Luke Brennan and Len Lye
Cheaper parcel post and paintings
23 May – 27 Jun 2026
Melbourne
An exhibition of abstractionists, illuminating their own take nearly 100 years apart, where each call on “cues”, to signal stages, separations and synchronisation.
Both the paintings of Luke Brennan and the films of Len Lye take cues from gestures, both as a signal and action. Lye, with his “direct” camera-less animations created by painting directly onto celluloid to the cue of Cuban dance music (signal), and Brennan, with his ever-evolving layers of medium, waiting for their own cues — to dry, to warp, to combine — to then allow for the next process (action).
Within both the films and sculptures of Lye, we find the artist’s commitment to the ‘art of movement’. Films like A Colour Box (1935), stimulate the senses through rhythmic cinematography, in an effort to affect viewers physically and emotionally with light, movement and sound.
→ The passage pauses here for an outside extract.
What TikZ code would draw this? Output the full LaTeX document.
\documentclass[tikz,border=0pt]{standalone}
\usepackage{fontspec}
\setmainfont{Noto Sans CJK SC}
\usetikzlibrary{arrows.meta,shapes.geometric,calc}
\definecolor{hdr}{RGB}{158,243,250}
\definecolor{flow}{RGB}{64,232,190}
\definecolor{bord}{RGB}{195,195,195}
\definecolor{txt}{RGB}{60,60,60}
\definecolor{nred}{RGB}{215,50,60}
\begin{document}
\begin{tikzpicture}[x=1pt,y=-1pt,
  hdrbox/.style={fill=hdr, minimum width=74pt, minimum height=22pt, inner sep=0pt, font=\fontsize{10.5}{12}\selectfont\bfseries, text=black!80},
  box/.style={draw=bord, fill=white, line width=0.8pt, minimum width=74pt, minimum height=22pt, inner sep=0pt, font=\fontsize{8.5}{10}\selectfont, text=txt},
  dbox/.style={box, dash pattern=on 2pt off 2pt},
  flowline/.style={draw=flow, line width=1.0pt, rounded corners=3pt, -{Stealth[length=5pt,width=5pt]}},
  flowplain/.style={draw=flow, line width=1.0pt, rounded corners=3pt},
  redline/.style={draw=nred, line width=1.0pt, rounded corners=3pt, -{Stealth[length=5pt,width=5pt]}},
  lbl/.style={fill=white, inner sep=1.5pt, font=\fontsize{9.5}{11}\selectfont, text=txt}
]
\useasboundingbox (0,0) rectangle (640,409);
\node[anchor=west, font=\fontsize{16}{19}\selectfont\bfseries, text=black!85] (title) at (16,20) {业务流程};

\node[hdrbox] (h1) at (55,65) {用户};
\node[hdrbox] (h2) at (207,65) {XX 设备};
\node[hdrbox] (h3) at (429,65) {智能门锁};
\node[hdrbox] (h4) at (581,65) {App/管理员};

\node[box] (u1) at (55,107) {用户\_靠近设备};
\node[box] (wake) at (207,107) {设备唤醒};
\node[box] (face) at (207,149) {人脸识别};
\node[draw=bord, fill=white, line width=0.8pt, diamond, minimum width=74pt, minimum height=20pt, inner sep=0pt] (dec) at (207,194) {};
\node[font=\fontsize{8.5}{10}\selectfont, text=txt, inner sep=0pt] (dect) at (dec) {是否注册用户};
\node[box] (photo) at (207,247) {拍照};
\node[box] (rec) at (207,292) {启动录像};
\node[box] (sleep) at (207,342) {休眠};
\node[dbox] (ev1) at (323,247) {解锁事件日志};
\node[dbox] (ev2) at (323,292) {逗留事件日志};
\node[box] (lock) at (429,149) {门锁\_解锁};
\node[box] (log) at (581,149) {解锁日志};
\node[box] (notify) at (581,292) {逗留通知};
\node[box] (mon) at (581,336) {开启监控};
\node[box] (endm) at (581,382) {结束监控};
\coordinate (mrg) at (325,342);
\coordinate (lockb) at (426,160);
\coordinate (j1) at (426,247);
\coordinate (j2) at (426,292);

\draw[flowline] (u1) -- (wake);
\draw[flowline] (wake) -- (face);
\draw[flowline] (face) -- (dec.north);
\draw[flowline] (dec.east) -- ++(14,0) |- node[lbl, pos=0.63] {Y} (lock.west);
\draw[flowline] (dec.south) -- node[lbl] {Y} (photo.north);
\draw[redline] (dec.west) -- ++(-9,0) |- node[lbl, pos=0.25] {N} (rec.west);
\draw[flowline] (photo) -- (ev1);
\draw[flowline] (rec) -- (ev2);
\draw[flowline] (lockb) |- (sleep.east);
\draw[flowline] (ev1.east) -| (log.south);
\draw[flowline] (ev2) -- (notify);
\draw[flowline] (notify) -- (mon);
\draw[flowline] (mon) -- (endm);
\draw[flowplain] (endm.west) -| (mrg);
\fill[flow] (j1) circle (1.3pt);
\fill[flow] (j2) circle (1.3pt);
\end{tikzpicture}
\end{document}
The audience methodically falls into the cues set by Lye. In this exhibition, Cheaper parcel post and paintings, the physical movement found on the screen and the orchestrated beguine it emits absorbs into Luke Brennan’s paintings. Composed of inquisitive surfaces, presenting a combination of candy-floss craquelure and damp slimy squalid baseness, the endless actions Brennan builds and compartmentalises within the works makes them feel living, as if they are in a form of ongoing mutation.
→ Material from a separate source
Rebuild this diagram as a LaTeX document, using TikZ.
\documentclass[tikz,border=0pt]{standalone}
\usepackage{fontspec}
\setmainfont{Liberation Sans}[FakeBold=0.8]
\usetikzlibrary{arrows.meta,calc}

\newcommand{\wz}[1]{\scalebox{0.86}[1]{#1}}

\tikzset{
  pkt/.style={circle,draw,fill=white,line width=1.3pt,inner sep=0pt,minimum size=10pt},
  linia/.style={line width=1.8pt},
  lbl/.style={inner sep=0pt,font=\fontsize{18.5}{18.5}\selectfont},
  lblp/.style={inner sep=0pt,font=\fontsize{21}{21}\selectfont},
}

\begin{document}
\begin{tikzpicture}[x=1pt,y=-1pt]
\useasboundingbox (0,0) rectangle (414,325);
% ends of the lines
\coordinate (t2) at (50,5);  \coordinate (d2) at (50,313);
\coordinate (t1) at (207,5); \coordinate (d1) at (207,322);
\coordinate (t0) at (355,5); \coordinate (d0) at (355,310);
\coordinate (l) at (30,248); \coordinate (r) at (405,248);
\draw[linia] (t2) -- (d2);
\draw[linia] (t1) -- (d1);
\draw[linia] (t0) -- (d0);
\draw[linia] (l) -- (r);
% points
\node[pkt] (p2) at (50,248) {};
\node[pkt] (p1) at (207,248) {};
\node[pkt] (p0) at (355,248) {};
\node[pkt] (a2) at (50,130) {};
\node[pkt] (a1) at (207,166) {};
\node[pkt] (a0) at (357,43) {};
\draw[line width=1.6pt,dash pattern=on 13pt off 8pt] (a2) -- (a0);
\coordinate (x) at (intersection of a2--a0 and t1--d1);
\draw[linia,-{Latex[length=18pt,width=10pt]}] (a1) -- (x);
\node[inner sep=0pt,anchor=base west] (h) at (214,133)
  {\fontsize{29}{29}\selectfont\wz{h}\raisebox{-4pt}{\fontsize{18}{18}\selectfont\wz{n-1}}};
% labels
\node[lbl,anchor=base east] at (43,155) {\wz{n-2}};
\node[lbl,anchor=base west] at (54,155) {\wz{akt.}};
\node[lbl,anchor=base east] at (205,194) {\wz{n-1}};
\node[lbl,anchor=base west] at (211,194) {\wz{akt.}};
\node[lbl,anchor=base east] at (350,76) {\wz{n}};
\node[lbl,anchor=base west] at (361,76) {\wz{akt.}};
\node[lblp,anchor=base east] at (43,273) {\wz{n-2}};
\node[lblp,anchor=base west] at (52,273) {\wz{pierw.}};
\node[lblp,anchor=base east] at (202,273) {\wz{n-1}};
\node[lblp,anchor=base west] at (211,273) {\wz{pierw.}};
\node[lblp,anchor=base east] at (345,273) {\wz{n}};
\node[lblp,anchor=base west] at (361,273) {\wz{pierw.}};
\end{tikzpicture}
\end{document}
Cheaper parcel post and paintings — a nod to a proposed title of Lye’s film, and to Brennan’s sustained pictorial practice — calls upon cues of its own. Spaced out and staged, this is the second exhibition of 2026 where 1301SW has presented a pairing of both a historic and a contemporary figure (with Rose Nolan and Gordon Walters), to both call on their similarities, but to more-so focus on the overarching commonalities of art and the consideration of exhibition making.